Le scénario de ce second tome est assez tiré par les cheveux et m’a personnellement moins convaincue, d’autant que l’on ne retrouve pas l’univers gourmand et magique des chocolats et friandises. Néanmoins il est intéressant d’en remarquer l’aspect politique et historique. Roald Dahl nous rejoue la guerre froide dans un livre pour enfants : la folie de la course à la conquête spatiale, l’absurdité du comportement du président américain, la crainte exagérée pour la sécurité du territoire américain, les Soviétiques désignés d’emblée comme les coupables, si ce n’est la Chine de Mao…
« Tous les yeux étaient rivés sur l’écran de télé, tandis que le petit objet de verre, fusées allumées, glissait doucement derrière le gigantesque Space Hotel.
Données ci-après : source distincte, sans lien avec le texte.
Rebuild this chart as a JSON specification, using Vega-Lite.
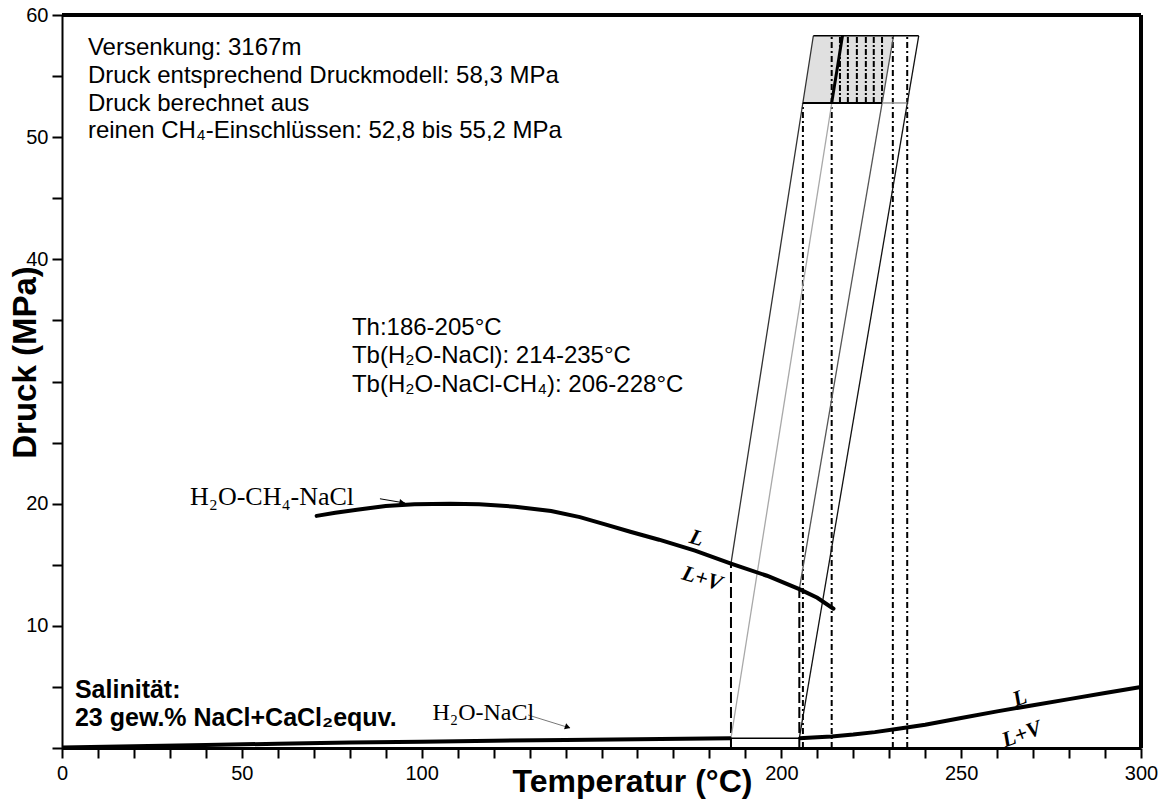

-Ils vont arrimer ! hurla le Président. Ils vont aborder l’hôtel !
-Ils vont le faire sauter ! s’écria le chef de l’armée de terre. Faisons-les d’abord sauter, eux ! Crac, boum, patatras, pan pan pan !
Le chef de l’armée de terre portait tant de médailles qu’elles lui recouvraient entièrement la poitrine et descendaient même le long de ses pantalons. »
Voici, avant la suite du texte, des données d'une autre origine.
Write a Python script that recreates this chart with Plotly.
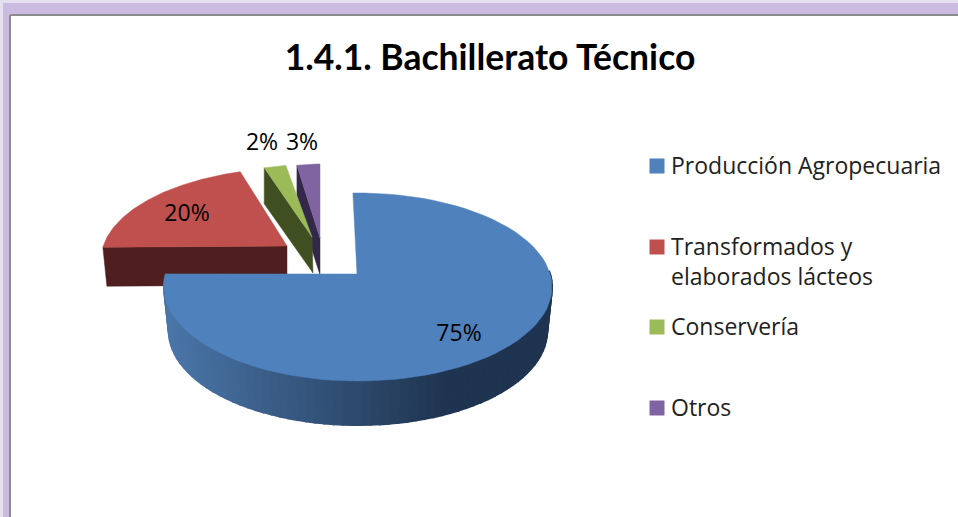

On retrouve avec ce tome la plume acerbe, assez cynique de Roald Dahl, caractéristique de ses nouvelles pour adultes. Il critique la politique de cette période en tournant sans arrêt en ridicule les personnages. Il se permet aussi des dialogues d’un culot assez remarquable et totalement désabusé grâce au cynisme de Willy Wonka, surtout quand le personnage s’adresse aux grands-parents peureux (un peu comme les enfants pas sages dans le premier tome).
« – Ça, c’est un peu fort ! dit grand-maman Joséphine. Nous allons être réduits en bouillie !
– Comme des oeufs brouillés ! ajouta grand-maman Georgina.
– Ça, dit Mr. Wonka, c’est un risque à courir.
– Vous plaisantez, fit grand-maman Joséphine. Dites-nous que vous plaisantez.
– Madame, déclara Mr. Wonka, je ne plaisante jamais.
– Oh, mes chéris ! s’écria grand-maman Georgina, nous allons être hachés-patés jusqu’au dernier !
– Très probablement, dit Mr. Wonka. »
Toutefois, le roman perd beaucoup de son humour pour prendre une teinte plus tragique, avec en particulier des monstres, portant le doux nom de Kpoux Vermicieux, qui font un massacre.
Le retour à la chocolaterie se focalise cette fois-ci sur les personnages des grands-parents, avec une scène assez savoureuse, sans oublier, toujours, la critique et la réflexion sur la vieillesse.
=> En somme, un deuxième tome qui est moins prenant mais révèle le côté obscur de la plume de Dahl derrière la légèreté de la fantaisie : cynisme et critique sociale et politique.